Hogan, a Republican, offered up to $100 million over 10 years. He notified the Legislative Black Caucus of Maryland Chairwoman Cheryl Glenn of his proposal in a letter, according to Afro.com. This comes after a federal court ordered Maryland in November to correct its public higher education investment disparity.
“We are happy that the governor is in the frame of mind to resolve this lawsuit,” Glenn said. However, she viewed that offer as just a starting point to resolve a legal dispute that goes back to 2006 between the state and the universities (Morgan State University, Coppin State University, Bowie State University and the University of Maryland Eastern Shore).
Publicly funded HBCUs, like the ones in Maryland, are struggling to survive financially. For decades, state governments have underfunded them compared to predominantly White state institutions. Unlike flagship state universities, the Black universities charge much lower tuition, enroll fewer students and receive smaller private donations.
At the same time, there’s a widespread legacy of discrimination and neglect from state governments. Eighteen HBCUs in several states had not received nearly $57 million of state funding, according to a 2013 report from the Association of Public and Land Grant Universities.

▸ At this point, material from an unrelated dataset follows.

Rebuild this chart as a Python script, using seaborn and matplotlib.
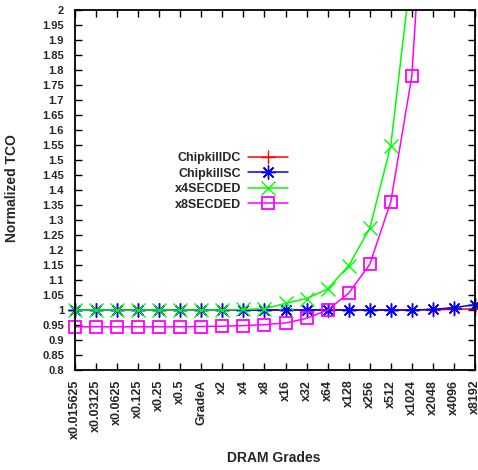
import numpy as np
import pandas as pd
import matplotlib
matplotlib.use("Agg")
import matplotlib.pyplot as plt
import seaborn as sns
from matplotlib.transforms import Bbox, TransformedBbox

grades = ["x0.015625", "x0.03125", "x0.0625", "x0.125", "x0.25", "x0.5", "GradeA",
          "x2", "x4", "x8", "x16", "x32", "x64", "x128", "x256", "x512", "x1024",
          "x2048", "x4096", "x8192"]

chipkill_dc = [1.0, 1.0, 1.0, 1.0, 1.0, 1.0, 1.0, 1.0, 1.0, 1.0, 1.0, 1.0, 1.0,
               1.0, 1.0, 1.0, 1.0, 1.001, 1.002, 1.004]
chipkill_sc = [1.0, 1.0, 1.0, 1.0, 1.0, 1.0, 1.0, 1.0, 1.0, 1.0, 1.0, 1.0, 1.0,
               1.0, 1.0, 1.0, 1.0, 1.002, 1.008, 1.018]
x4_secded = [1.0, 1.0, 1.0, 1.0, 1.0, 1.0, 1.0, 1.0, 1.002, 1.004, 1.022, 1.038,
             1.07, 1.148, 1.272, 1.548, 2.15, np.nan, np.nan, np.nan]
x8_secded = [0.944, 0.944, 0.944, 0.944, 0.944, 0.944, 0.945, 0.946, 0.948, 0.951,
             0.957, 0.972, 1.0, 1.056, 1.152, 1.361, 1.78, 2.9, np.nan, np.nan]

series_names = ["ChipkillDC", "ChipkillSC", "x4SECDED", "x8SECDED"]
series_vals = [chipkill_dc, chipkill_sc, x4_secded, x8_secded]
colors = ["#ff0000", "#0000ff", "#00ff00", "#ff00ff"]
markers = ["+", (8, 2, 0), "x", "s"]
msizes = [10, 10, 10, 8]

yticks = [0.8, 0.85, 0.9, 0.95, 1.0, 1.05, 1.1, 1.15, 1.2, 1.25, 1.3, 1.35, 1.4,
          1.45, 1.5, 1.55, 1.6, 1.65, 1.7, 1.75, 1.8, 1.85, 1.9, 1.95, 2.0]

sns.set_style("ticks")
plt.rcParams["font.family"] = ["Liberation Sans", "DejaVu Sans"]
plt.rcParams["font.weight"] = "bold"

fig = plt.figure(figsize=(4.78, 4.70), dpi=100)
ax = fig.add_axes([75 / 478, 100 / 470, 400 / 478, 360 / 470])

for name, vals, c, m, ms in zip(series_names, series_vals, colors, markers, msizes):
    df = pd.DataFrame({"grade": grades, "tco": vals})
    sns.lineplot(data=df, x="grade", y="tco", ax=ax, color=c, marker=m,
                 markersize=ms, linewidth=1.1,
                 markeredgewidth=1.3 if m == "s" else 1.0,
                 markeredgecolor=c, markerfacecolor="none" if m == "s" else c,
                 label=name, errorbar=None, sort=False)

ax.set_xlim(0, len(grades) - 1)
ax.set_ylim(0.8, 2.0)
ax.set_yticks(yticks)
ax.set_yticklabels([f"{v:g}" for v in yticks])
ax.set_xticks(range(len(grades)))
ax.set_xticklabels(grades, rotation=90, va="top", ha="center")

clip = TransformedBbox(Bbox([[-0.05, 0.0], [1.05, 1.0]]), ax.transAxes)
for ln in ax.lines:
    ln.set_clip_box(clip)

ax.tick_params(direction="in", length=5, width=1.0, top=True, right=True,
               labelsize=8, color="black")
ax.tick_params(axis="y", pad=8)
ax.tick_params(axis="x", pad=7, labelsize=9)
for lab in ax.get_xticklabels() + ax.get_yticklabels():
    lab.set_fontweight("bold")
for sp in ax.spines.values():
    sp.set_visible(True)
    sp.set_linewidth(1.3)
    sp.set_color("black")

ax.set_xlabel("")
ax.set_ylabel("")
fig.text(274 / 478, 1 - 458 / 470, "DRAM Grades", ha="center", va="center",
         fontsize=10, fontweight="bold")
fig.text(12 / 478, 1 - 188 / 470, "Normalized TCO", ha="center", va="center",
         rotation=90, fontsize=10, fontweight="bold")

handles, labels = ax.get_legend_handles_labels()
leg = ax.legend(handles, labels, loc="upper right",
                bbox_to_anchor=(288 / 478, 1 - 152 / 470),
                bbox_transform=fig.transFigure, frameon=False, markerfirst=False,
                handlelength=3.2, handletextpad=0.55, labelspacing=0.28,
                borderpad=0, borderaxespad=0, numpoints=1,
                prop={"size": 9, "weight": "bold"})

fig.savefig("out.png", dpi=100)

Other lawmakers were less generous than Glenn in their response to Hogan’s offer. “That’s like throwing peanuts at a very gigantic problem,” Del. Nick Mosby said after breaking down the numbers. The four HBCUs would receive about $2.5 million per year over a decade. Hogan’s offer is also getting a cold response outside the Legislature. David Burton, the lead plaintiff in the case, described the $100 million as a “slap in the face.”